Direktur Jenderal Bea dan Cukai Eddy Abdurrahman mengatakan, pihaknya akan mengklarifikasi kepada LPEM UI dan Bank Dunia mengenai temuan tersebut. "Bagaimana metodologinya dan sampai pada angka Rp 7 triliun," kata Eddy.

Eddy menambahkan, survei atau analisis-analisis itu yang bersifat menggenalisasi juga pernah muncul untuk Direktorat Jenderal Pajak. Misalnya, pajak yang harus dibayar Rp 100 juta.

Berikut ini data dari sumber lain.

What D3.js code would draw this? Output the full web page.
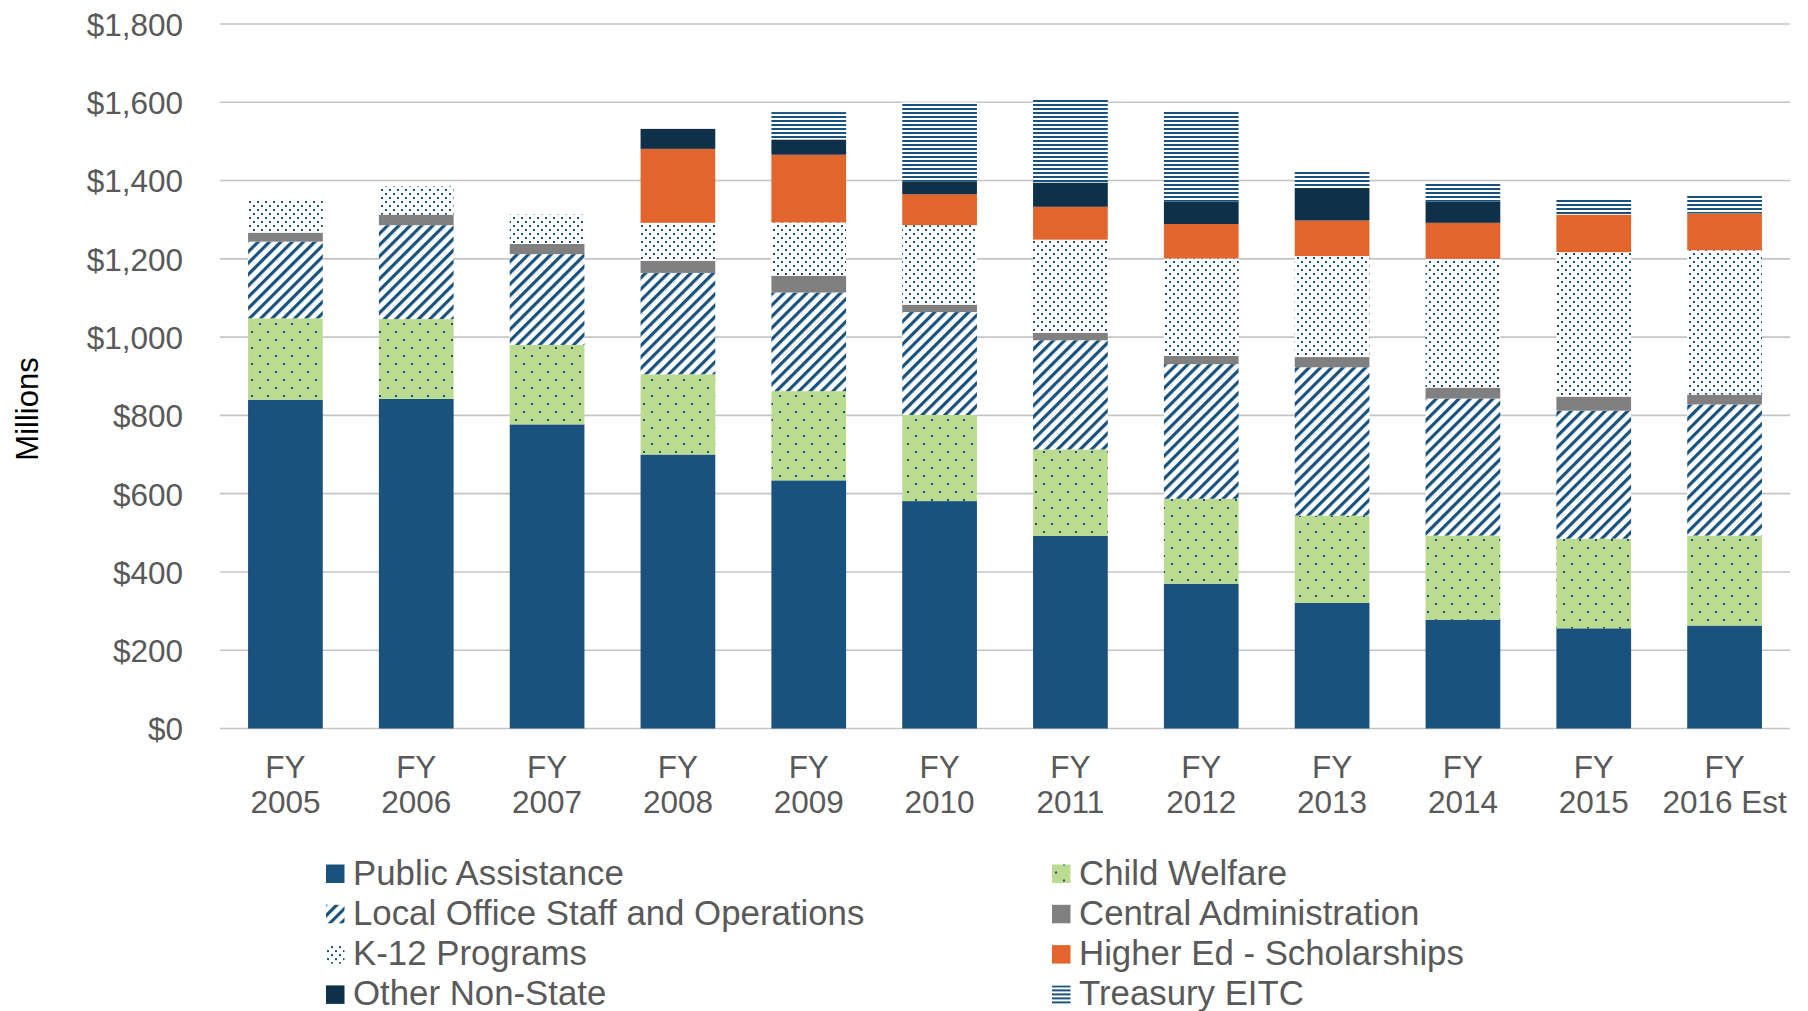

Lalu, disinyalir pajak yang dibayar hanya Rp 50 juta. "Sisa yang tidak dibayar dikalikan dengan jumlah wajib pajak," katanya.

Menurut Eddy, upaya pemberantasan pungutan liar harus didukung pengguna jasa untuk tidak memberi sesuatu kepada oknum aparat Bea dan Cukai. "Pengguna jasa juga harus menolak jika diminta sesuatu oleh oknum Bea Cukai," katanya.

Jika pengguna jasa dipersulit atau dihambat oleh oknum Bea Cukai karena tidak memberi sesuatu kepada oknum Bea Cukai, menurut Eddy, pengguna jasa sebaiknya melapor. "Lapor saja langsung kepada saya, kejadiannya di mana, kapan, dan terkait dengan masalah apa," katanya.